Scott Gallant, SG LLC, USA
Chris McGroarty, USA Army Combat Capabilities Development Command, USA
The emergence of Large Language Models (LLMs) as tools in software development processes necessitates a re-examination of foundational systems engineering practices. The systems engineering discipline has been evolving from waterfall and classic V-model life cycles to more model-based and digital engineering ecosystems including Agile methodologies and frameworks. These approaches emphasize prescriptive documentation, hierarchical decomposition and artifact-driven traceability from requirements to implementation and testing. While effective in human-centered engineering workflows, these methods exhibit limitations when development tasks are increasingly executed by humans supplemented with LLMs, and, prospectively, by LLMs alone.

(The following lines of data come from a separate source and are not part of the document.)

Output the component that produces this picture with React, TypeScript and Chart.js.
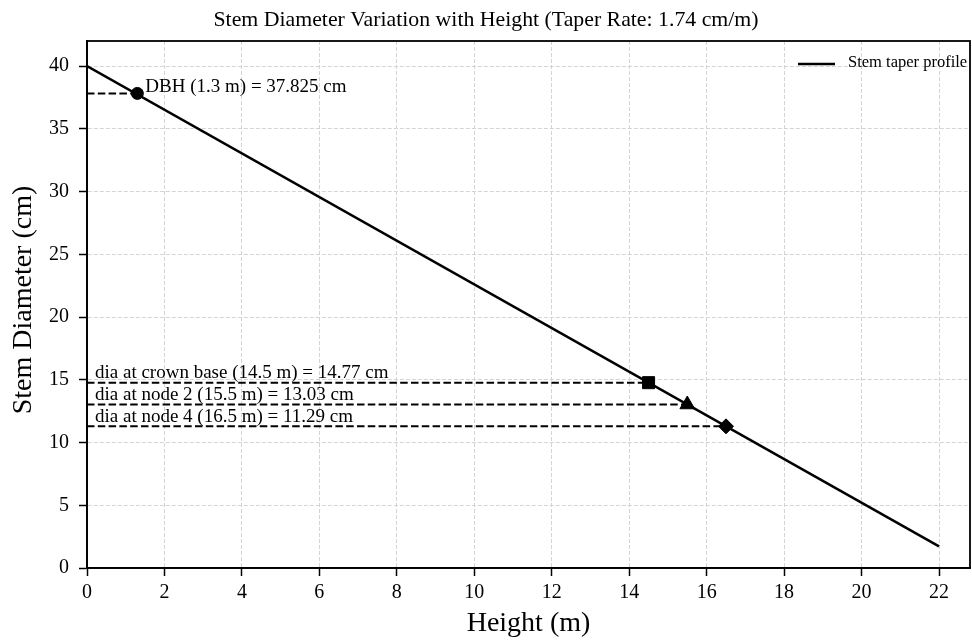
import React, { useEffect, useRef } from "react";
import { Chart, registerables } from "chart.js";

Chart.register(...registerables);

const FONT = "'Liberation Serif', 'Times New Roman', serif";

const titleText = "Stem Diameter Variation with Height (Taper Rate: 1.74 cm/m)";
const xAxisTitle = "Height (m)";
const yAxisTitle = "Stem Diameter (cm)";
const legendLabel = "Stem taper profile";

const profileHeights = [0, 22];
const profileDiameters = [40, 1.72];

const markerHeights = [1.3, 14.5, 15.5, 16.5];
const markerDiameters = [37.825, 14.77, 13.03, 11.29];
const markerStyles = ["circle", "rect", "triangle", "rectRot"];
const markerRadii = [6, 8.5, 8.5, 7.5];
const markerLabels = [
  "DBH (1.3 m) = 37.825 cm",
  "dia at crown base (14.5 m) = 14.77 cm",
  "dia at node 2 (15.5 m) = 13.03 cm",
  "dia at node 4 (16.5 m) = 11.29 cm",
];

const xTicks = [0, 2, 4, 6, 8, 10, 12, 14, 16, 18, 20, 22];
const yTicks = [0, 5, 10, 15, 20, 25, 30, 35, 40];
const xMin = 0;
const xMax = 22.8;
const yMin = 0;
const yMax = 42;

const overlay = {
  id: "overlay",
  afterDatasetsDraw(chart: any) {
    const { ctx, chartArea: a, scales } = chart;
    const x = scales.x;
    const y = scales.y;
    ctx.save();
    // frame
    ctx.strokeStyle = "#000";
    ctx.lineWidth = 1.8;
    ctx.setLineDash([]);
    ctx.strokeRect(a.left, a.top, a.right - a.left, a.bottom - a.top);

    // annotations
    ctx.fillStyle = "#000";
    ctx.font = `19px ${FONT}`;
    ctx.textAlign = "left";
    markerLabels.forEach((t, i) => {
      const py = y.getPixelForValue(markerDiameters[i]);
      if (i === 0) {
        ctx.textBaseline = "middle";
        ctx.fillText(t, x.getPixelForValue(markerHeights[i]) + 8, py - 6);
      } else {
        ctx.textBaseline = "bottom";
        ctx.fillText(t, a.left + 8, py);
      }
    });

    // legend
    const ly = a.top + 23;
    ctx.strokeStyle = "#000";
    ctx.lineWidth = 2.7;
    ctx.beginPath();
    ctx.moveTo(a.right - 172, ly);
    ctx.lineTo(a.right - 135, ly);
    ctx.stroke();
    ctx.font = `16.5px ${FONT}`;
    ctx.textBaseline = "middle";
    ctx.fillText(legendLabel, a.right - 122, ly - 1);

    // title
    ctx.font = `21.8px ${FONT}`;
    ctx.textAlign = "center";
    ctx.textBaseline = "middle";
    ctx.fillText(titleText, 486, 20);

    // axis titles
    ctx.font = `28px ${FONT}`;
    ctx.fillText(xAxisTitle, (a.left + a.right) / 2, 624);
    ctx.save();
    ctx.translate(24, 300);
    ctx.rotate(-Math.PI / 2);
    ctx.fillText(yAxisTitle, 0, 0);
    ctx.restore();

    ctx.restore();
  },
};

export default function App() {
  const ref = useRef<HTMLCanvasElement | null>(null);

  useEffect(() => {
    document.body.style.margin = "0";
    document.body.style.overflow = "hidden";
    const canvas = ref.current;
    if (!canvas) return;

    const dashedSets = markerHeights.map((h, i) => ({
      label: "ref" + i,
      data: [
        { x: 0, y: markerDiameters[i] },
        { x: h, y: markerDiameters[i] },
      ],
      borderColor: "#000",
      borderWidth: 2,
      borderDash: [7.5, 3.3],
      pointRadius: 0,
      fill: false,
      order: 3,
    }));

    const markerSets = markerHeights.map((h, i) => ({
      label: "marker" + i,
      data: [{ x: h, y: markerDiameters[i] }],
      showLine: false,
      pointStyle: markerStyles[i],
      pointRadius: markerRadii[i],
      pointBackgroundColor: "#000",
      pointBorderColor: "#000",
      pointBorderWidth: 1,
      order: 1,
    }));

    const gridOpts: any = {
      color: "#d4d4d4",
      lineWidth: 1,
      tickBorderDash: [],
      tickColor: "#000",
      tickLength: 8,
      tickWidth: 1.5,
    };
    const borderOpts: any = { display: true, color: "#000", width: 1.8, dash: [4, 2] };

    const chart = new Chart(canvas, {
      type: "line",
      data: {
        datasets: [
          {
            label: legendLabel,
            data: profileHeights.map((h, i) => ({ x: h, y: profileDiameters[i] })),
            borderColor: "#000",
            borderWidth: 2.5,
            pointRadius: 0,
            fill: false,
            order: 2,
          },
          ...dashedSets,
          ...markerSets,
        ] as any,
      },
      options: {
        animation: false,
        responsive: false,
        devicePixelRatio: 1,
        layout: { autoPadding: false, padding: { left: 0, top: 41, right: 2, bottom: 0 } },
        plugins: {
          legend: { display: false },
          tooltip: { enabled: false },
          title: { display: false },
        },
        scales: {
          x: {
            type: "linear",
            min: xMin,
            max: xMax,
            afterBuildTicks: (s: any) => {
              s.ticks = xTicks.map((v) => ({ value: v }));
            },
            afterFit: (s: any) => {
              s.height = 74;
              s.paddingLeft = 0;
              s.paddingRight = 0;
            },
            grid: gridOpts,
            border: borderOpts,
            ticks: {
              color: "#000",
              font: { family: FONT, size: 20 },
              padding: 5,
              autoSkip: false,
              maxRotation: 0,
              callback: (v: any) => String(v),
            },
          },
          y: {
            type: "linear",
            min: yMin,
            max: yMax,
            afterBuildTicks: (s: any) => {
              s.ticks = yTicks.map((v) => ({ value: v }));
            },
            afterFit: (s: any) => {
              s.width = 87;
              s.paddingTop = 0;
              s.paddingBottom = 0;
            },
            grid: gridOpts,
            border: borderOpts,
            ticks: {
              color: "#000",
              font: { family: FONT, size: 20 },
              padding: 10,
              autoSkip: false,
              callback: (v: any) => String(v),
            },
          },
        },
      },
      plugins: [overlay],
    });

    return () => chart.destroy();
  }, []);

  return (
    <div style={{ width: 972, height: 642, background: "#fff" }}>
      <canvas ref={ref} width={972} height={642} style={{ display: "block" }} />
    </div>
  );
}
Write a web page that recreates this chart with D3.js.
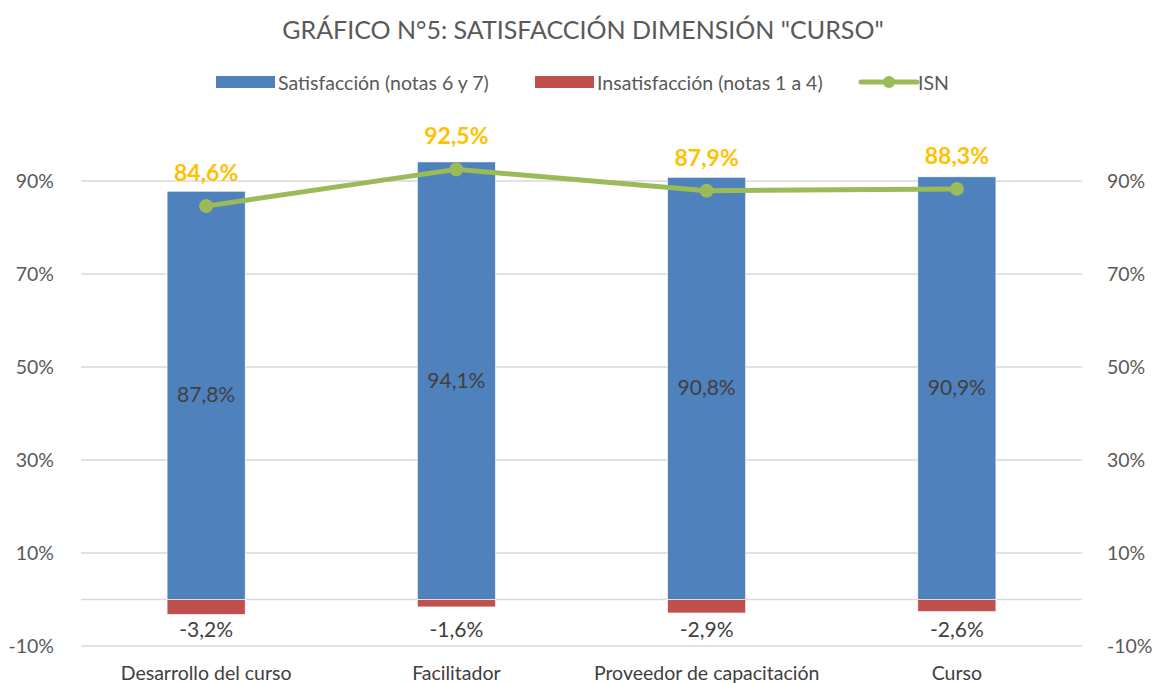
<!DOCTYPE html>
<html>
<head>
<meta charset="utf-8">
<script src="https://cdn.jsdelivr.net/npm/d3@7"></script>
<style>
  body { margin: 0; background: #fff; }
  text { font-family: Lato, "Open Sans", sans-serif; }
</style>
</head>
<body>
<div id="chart"></div>
<script>
const categories = ["Desarrollo del curso", "Facilitador", "Proveedor de capacitación", "Curso"];
const satisfaccion = [87.8, 94.1, 90.8, 90.9];
const insatisfaccion = [-3.2, -1.6, -2.9, -2.6];
const isn = [84.6, 92.5, 87.9, 88.3];
const yTicks = [-10, 10, 30, 50, 70, 90];

const width = 1154, height = 683;
const margin = { left: 81, right: 72 };
const fmt = v => v.toFixed(1).replace(".", ",") + "%";

const svg = d3.select("#chart").append("svg")
  .attr("width", width)
  .attr("height", height);

const x = d3.scaleBand()
  .domain(categories)
  .range([margin.left, width - margin.right])
  .paddingInner(0.688)
  .paddingOuter(0.344);

const y = d3.scaleLinear()
  .domain([-10, 100])
  .range([646, 134.5]);

// title
svg.append("text")
  .attr("x", 583).attr("y", 39)
  .attr("text-anchor", "middle")
  .attr("fill", "#595959")
  .style("font-size", "25px")
  .text('GRÁFICO N°5: SATISFACCIÓN DIMENSIÓN "CURSO"');

// gridlines
svg.selectAll(".grid")
  .data(yTicks.concat([0]))
  .join("line")
  .attr("x1", margin.left).attr("x2", width - margin.right)
  .attr("y1", d => y(d)).attr("y2", d => y(d))
  .attr("stroke", "#d9d9d9")
  .attr("stroke-width", 1.3);

// left / right axes
const leftAxis = svg.append("g")
  .attr("transform", `translate(${margin.left - 24},0)`)
  .call(d3.axisLeft(y).tickValues(yTicks).tickSize(0).tickFormat(d => d + "%"));
const rightAxis = svg.append("g")
  .attr("transform", `translate(${width - margin.right + 22},0)`)
  .call(d3.axisRight(y).tickValues(yTicks).tickSize(0).tickFormat(d => d + "%"));
[leftAxis, rightAxis].forEach(a => {
  a.select(".domain").remove();
  a.selectAll("text")
    .attr("fill", "#595959")
    .style("font-size", "19.5px")
    .style("font-family", "Lato, sans-serif");
});

// bars
svg.selectAll(".sat")
  .data(categories)
  .join("rect")
  .attr("x", d => x(d))
  .attr("width", x.bandwidth())
  .attr("y", (d, i) => y(satisfaccion[i]))
  .attr("height", (d, i) => y(0) - y(satisfaccion[i]))
  .attr("fill", "#4F81BD")
  .attr("stroke", "#fff").attr("stroke-width", 0.6);

svg.selectAll(".insat")
  .data(categories)
  .join("rect")
  .attr("x", d => x(d))
  .attr("width", x.bandwidth())
  .attr("y", y(0))
  .attr("height", (d, i) => y(insatisfaccion[i]) - y(0))
  .attr("fill", "#C0504D")
  .attr("stroke", "#fff").attr("stroke-width", 0.6);

// bar labels
svg.selectAll(".satLabel")
  .data(categories)
  .join("text")
  .attr("x", d => x(d) + x.bandwidth() / 2)
  .attr("y", (d, i) => (y(0) + y(satisfaccion[i])) / 2 + 7)
  .attr("text-anchor", "middle")
  .attr("fill", "#404040")
  .style("font-size", "21px")
  .text((d, i) => fmt(satisfaccion[i]));

svg.selectAll(".insatLabel")
  .data(categories)
  .join("text")
  .attr("x", d => x(d) + x.bandwidth() / 2)
  .attr("y", 637)
  .attr("text-anchor", "middle")
  .attr("fill", "#404040")
  .style("font-size", "21px")
  .text((d, i) => fmt(insatisfaccion[i]));

// ISN line
const cx = d => x(d) + x.bandwidth() / 2;
svg.append("path")
  .datum(categories)
  .attr("fill", "none")
  .attr("stroke", "#9BBB59")
  .attr("stroke-width", 5)
  .attr("stroke-linejoin", "round")
  .attr("d", d3.line().x(d => cx(d)).y((d, i) => y(isn[i])));

svg.selectAll(".isnDot")
  .data(categories)
  .join("circle")
  .attr("cx", d => cx(d))
  .attr("cy", (d, i) => y(isn[i]))
  .attr("r", 7)
  .attr("fill", "#9BBB59");

svg.selectAll(".isnLabel")
  .data(categories)
  .join("text")
  .attr("x", d => cx(d))
  .attr("y", (d, i) => y(isn[i]) - 25)
  .attr("text-anchor", "middle")
  .attr("fill", "#FFC000")
  .style("font-size", "23px")
  .style("font-weight", "bold")
  .text((d, i) => fmt(isn[i]));

// category labels
svg.selectAll(".cat")
  .data(categories)
  .join("text")
  .attr("x", d => cx(d))
  .attr("y", 680)
  .attr("text-anchor", "middle")
  .attr("fill", "#404040")
  .style("font-size", "19.5px")
  .text(d => d);

// legend
const legend = svg.append("g");
legend.append("rect").attr("x", 216).attr("y", 76).attr("width", 59).attr("height", 12).attr("fill", "#4F81BD");
legend.append("text").attr("x", 278).attr("y", 90).attr("fill", "#595959").style("font-size", "19.5px")
  .text("Satisfacción (notas 6 y 7)");
legend.append("rect").attr("x", 535).attr("y", 76).attr("width", 59).attr("height", 12).attr("fill", "#C0504D");
legend.append("text").attr("x", 597).attr("y", 90).attr("fill", "#595959").style("font-size", "19.5px")
  .text("Insatisfacción (notas 1 a 4)");
legend.append("line").attr("x1", 861).attr("x2", 917).attr("y1", 82).attr("y2", 82)
  .attr("stroke", "#9BBB59").attr("stroke-width", 5).attr("stroke-linecap", "round");
legend.append("circle").attr("cx", 889).attr("cy", 82).attr("r", 6).attr("fill", "#9BBB59");
legend.append("text").attr("x", 918).attr("y", 90).attr("fill", "#595959").style("font-size", "19.5px")
  .text("ISN");
</script>
</body>
</html>
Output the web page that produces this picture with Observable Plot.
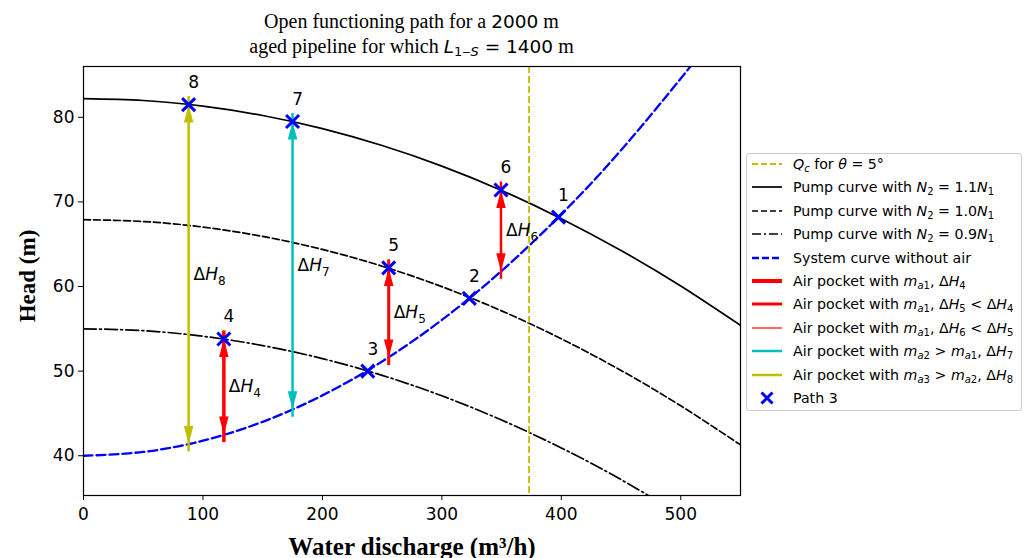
<!DOCTYPE html>
<html><head><meta charset="utf-8">
<script src="https://cdn.jsdelivr.net/npm/d3@7"></script>
<script src="https://cdn.jsdelivr.net/npm/@observablehq/plot@0.6"></script>
<style>
body{margin:0;background:#fff;}
#wrap{position:relative;width:1029px;height:558px;overflow:hidden;background:#fff;}
#chart{position:absolute;left:0;top:0;}
#title{position:absolute;left:0;width:823px;top:9px;text-align:center;font-family:"Liberation Serif",serif;font-size:20px;line-height:24px;color:#000;}
#title .m{font-family:"DejaVu Sans";font-size:18.5px;}
#title sub{font-size:13px;vertical-align:-3px;line-height:0;}
#legend{position:absolute;left:746px;top:153px;width:276px;height:258px;border:1px solid #cccccc;border-radius:3px;box-sizing:border-box;font-family:"DejaVu Sans";font-size:14.2px;color:#000;background:#fff;}
.row{position:absolute;left:0;height:20px;display:flex;align-items:center;}
.row svg{margin-left:5px;width:30px;height:14px;flex:none;}
.row span{margin-left:11px;white-space:nowrap;}
.row sub{font-size:10px;vertical-align:-3px;line-height:0;}
</style></head>
<body>
<div id="wrap">
  <div id="chart"></div>
  <div id="title">Open functioning path for a <span class="m">2000</span> m<br>aged pipeline for which <span class="m"><i>L</i><sub>1‒<i>S</i></sub> = 1400</span> m</div>
  <div id="legend"></div>
</div>
<script>
// ---- data ----
const xTicks = [0, 100, 200, 300, 400, 500];
const yTicks = [40, 50, 60, 70, 80];

const pumpQ   = [0, 50, 100, 150, 200, 250, 300, 350, 400, 450, 500, 550];
const pump11  = [82.2, 81.98, 81.31, 80.21, 78.66, 76.66, 74.23, 71.35, 68.02, 64.26, 60.05, 55.4];
const pump10  = [67.9, 67.68, 67.02, 65.92, 64.38, 62.4, 59.98, 57.12, 53.82, 50.08, 45.9, 41.28];
const pumpQ09 = [0, 50, 100, 150, 200, 250, 300, 350, 400, 450, 500];
const pump09  = [55.0, 54.78, 54.12, 53.02, 51.48, 49.5, 47.08, 44.22, 40.92, 37.18, 33.0];

const sysQ = [0, 50, 100, 150, 200, 250, 300, 350, 400, 450, 500, 520];
const sysH = [40, 40.45, 41.78, 44.01, 47.13, 51.14, 56.05, 61.84, 68.53, 76.11, 84.58, 88.2];

const qCritical = [373];

const pathLabels = ["1", "2", "3", "4", "5", "6", "7", "8"];
const pathQ = [397.6, 323, 238, 117.5, 255.5, 349.5, 175, 88];
const pathH = [68.2, 58.6, 50.0, 53.8, 62.2, 71.4, 79.5, 81.5];

const airLabels = ["ΔH_4", "ΔH_5", "ΔH_6", "ΔH_7", "ΔH_8"];
const airQ      = [117.5, 255.5, 349.5, 175, 88];
const airTop    = [53.8, 62.2, 71.4, 79.5, 81.5];
const airBottom = [42.5, 51.6, 61.8, 45.5, 41.4];

// ---- styles ----
const airStyle = [
  {color: "#ff0000", width: 3.5},
  {color: "#ff0000", width: 3},
  {color: "#ff0000", width: 2.5},
  {color: "#00bfbf", width: 2.5},
  {color: "#bfbf00", width: 2.5}
];
const HEAD_W = 9.5, HEAD_L = 18;
function head(dir) {
  return {draw(ctx) { ctx.moveTo(0, 0); ctx.lineTo(-HEAD_W / 2, dir * HEAD_L); ctx.lineTo(HEAD_W / 2, dir * HEAD_L); ctx.closePath(); }};
}
const xSym = {draw(ctx) { const s = 6.5; ctx.moveTo(-s, -s); ctx.lineTo(s, s); ctx.moveTo(s, -s); ctx.lineTo(-s, s); }};

const airMarks = airQ.flatMap((q, i) => {
  const st = airStyle[i];
  return [
    Plot.ruleX([q], {y1: airBottom[i], y2: airTop[i], stroke: st.color, strokeWidth: st.width, insetTop: 8, insetBottom: 8}),
    Plot.dot([q], {x: d => d, y: () => airTop[i], symbol: head(1), r: 5, fill: st.color, stroke: "none"}),
    Plot.dot([q], {x: d => d, y: () => airBottom[i], symbol: head(-1), r: 5, fill: st.color, stroke: "none"})
  ];
});

const chart = Plot.plot({
  width: 1029, height: 558,
  marginLeft: 83, marginRight: 289, marginTop: 66, marginBottom: 63,
  x: {domain: [0, 550]},
  y: {domain: [35.3, 86]},
  style: {fontFamily: "DejaVu Sans", color: "#000", background: "#fff", overflow: "visible"},
  marks: [
    Plot.line(pumpQ, {x: pumpQ, y: pump11, stroke: "#000", strokeWidth: 1.7, curve: "natural", clip: true}),
    Plot.line(pumpQ, {x: pumpQ, y: pump10, stroke: "#000", strokeWidth: 1.7, strokeDasharray: "7,3", curve: "natural", clip: true}),
    Plot.line(pumpQ09, {x: pumpQ09, y: pump09, stroke: "#000", strokeWidth: 1.7, strokeDasharray: "12.8,3.2,2,3.2", curve: "natural", clip: true}),
    Plot.line(sysQ, {x: sysQ, y: sysH, stroke: "#0000ff", strokeWidth: 2.3, strokeDasharray: "9,4", curve: "natural", clip: true}),
    Plot.ruleX(qCritical, {stroke: "#bfbf00", strokeWidth: 1.8, strokeDasharray: "7,3"}),
    ...airMarks,
    Plot.dot(pathQ, {x: pathQ, y: pathH, symbol: xSym, r: 5, stroke: "#0000ff", strokeWidth: 3, fill: "none"}),
    Plot.text(pathLabels, {x: pathQ, y: pathH, text: pathLabels, dx: 5, dy: -22, fontSize: 17, fill: "#000"}),
    Plot.text(airLabels, {x: airQ, y: airQ.map((q, i) => (airTop[i] + airBottom[i]) / 2), text: airLabels, dx: 5, textAnchor: "start", fontSize: 17, fill: "#000"}),
    Plot.frame({stroke: "#000", strokeWidth: 1.2}),
    Plot.axisX({ticks: xTicks, tickSize: 5, tickPadding: 7, fontSize: 17, label: null}),
    Plot.axisY({ticks: yTicks, tickSize: 5, tickPadding: 4, fontSize: 17, label: null}),
    Plot.text(["Water discharge (m³/h)"], {frameAnchor: "bottom", dy: 51, textAnchor: "middle", lineAnchor: "middle", fontFamily: "Liberation Serif", fontWeight: "bold", fontSize: 25, fill: "#000"}),
    Plot.text(["Head (m)"], {frameAnchor: "left", dx: -56, dy: -5, rotate: -90, textAnchor: "middle", lineAnchor: "middle", fontFamily: "Liberation Serif", fontWeight: "bold", fontSize: 23, fill: "#000"})
  ]
});
document.getElementById("chart").appendChild(chart);

// italic H with subscript for the ΔH labels
const NS = "http://www.w3.org/2000/svg";
chart.querySelectorAll("text").forEach(t => {
  const m = /^ΔH_(\d)$/.exec(t.textContent);
  if (!m) return;
  t.textContent = "Δ";
  const h = document.createElementNS(NS, "tspan");
  h.setAttribute("font-style", "italic"); h.textContent = "H";
  const s = document.createElementNS(NS, "tspan");
  s.setAttribute("font-size", "12"); s.setAttribute("dy", "5"); s.textContent = m[1];
  t.appendChild(h); t.appendChild(s);
});

// legend
const legendItems = [
  {sw: '<line x1="0" x2="30" y1="7" y2="7" stroke="#bfbf00" stroke-width="1.8" stroke-dasharray="6,3"/>', txt: '<i>Q</i><sub><i>c</i></sub> for <i>θ</i> = 5°'},
  {sw: '<line x1="0" x2="30" y1="7" y2="7" stroke="#000" stroke-width="1.7"/>', txt: 'Pump curve with <i>N</i><sub>2</sub> = 1.1<i>N</i><sub>1</sub>'},
  {sw: '<line x1="0" x2="30" y1="7" y2="7" stroke="#000" stroke-width="1.7" stroke-dasharray="6,3"/>', txt: 'Pump curve with <i>N</i><sub>2</sub> = 1.0<i>N</i><sub>1</sub>'},
  {sw: '<line x1="0" x2="30" y1="7" y2="7" stroke="#000" stroke-width="1.7" stroke-dasharray="9,3,2,3"/>', txt: 'Pump curve with <i>N</i><sub>2</sub> = 0.9<i>N</i><sub>1</sub>'},
  {sw: '<line x1="0" x2="30" y1="7" y2="7" stroke="#0000ff" stroke-width="2.3" stroke-dasharray="7,3"/>', txt: 'System curve without air'},
  {sw: '<line x1="0" x2="30" y1="7" y2="7" stroke="#ff0000" stroke-width="4"/>', txt: 'Air pocket with <i>m</i><sub><i>a</i>1</sub>, Δ<i>H</i><sub>4</sub>'},
  {sw: '<line x1="0" x2="30" y1="7" y2="7" stroke="#ff0000" stroke-width="3"/>', txt: 'Air pocket with <i>m</i><sub><i>a</i>1</sub>, Δ<i>H</i><sub>5</sub> &lt; Δ<i>H</i><sub>4</sub>'},
  {sw: '<line x1="0" x2="30" y1="7" y2="7" stroke="#ff0000" stroke-width="1.2"/>', txt: 'Air pocket with <i>m</i><sub><i>a</i>1</sub>, Δ<i>H</i><sub>6</sub> &lt; Δ<i>H</i><sub>5</sub>'},
  {sw: '<line x1="0" x2="30" y1="7" y2="7" stroke="#00bfbf" stroke-width="2.5"/>', txt: 'Air pocket with <i>m</i><sub><i>a</i>2</sub> &gt; <i>m</i><sub><i>a</i>1</sub>, Δ<i>H</i><sub>7</sub>'},
  {sw: '<line x1="0" x2="30" y1="7" y2="7" stroke="#bfbf00" stroke-width="2.5"/>', txt: 'Air pocket with <i>m</i><sub><i>a</i>3</sub> &gt; <i>m</i><sub><i>a</i>2</sub>, Δ<i>H</i><sub>8</sub>'},
  {sw: '<path d="M9.5,1.5L20.5,12.5M20.5,1.5L9.5,12.5" stroke="#0000ff" stroke-width="3" fill="none"/>', txt: 'Path 3'}
];
const leg = document.getElementById("legend");
legendItems.forEach((it, i) => {
  const r = document.createElement("div");
  r.className = "row";
  r.style.top = (0 + i * 23.4) + "px";
  r.innerHTML = '<svg viewBox="0 0 30 14">' + it.sw + '</svg><span>' + it.txt + '</span>';
  leg.appendChild(r);
});
</script>
</body></html>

LLMs require well-structured instructions and contextual narratives rather than visual diagrams, lengthy spreadsheets, or specification documents. Although good prompt engineering focuses on crafting quality input text based on syntax, phrasing, and structured input, prompts are limited by the model’s training and context. To improve the output from LLMs for the purpose of software engineering, this paper advances the concept of Context Engineering, defined as the systematic curation, organization, and management of contextual information to guide Artificial Intelligence (AI)-augmented software development. Narrative-rich artifacts like user stories and scenarios along with LLM-focused interaction patterns, knowledge bases, and embeddings supersede rigid requirements documents as the primary methods for conveying intent and information. With better context, LLMs can better realize the intended software systems. The paper begins with foundations of systems engineering and LLMs to describe the current disconnects between systems engineers and generative software development. Context Engineering is then explained and proposed as an evolutionary trajectory of systems engineering. The paper will include some implications for the engineering processes that need to evolve in an era where development is increasingly delegated to LLMs. This paper is not an in-depth examination of LLM technology, but rather how systems engineering can evolve using LLM technology.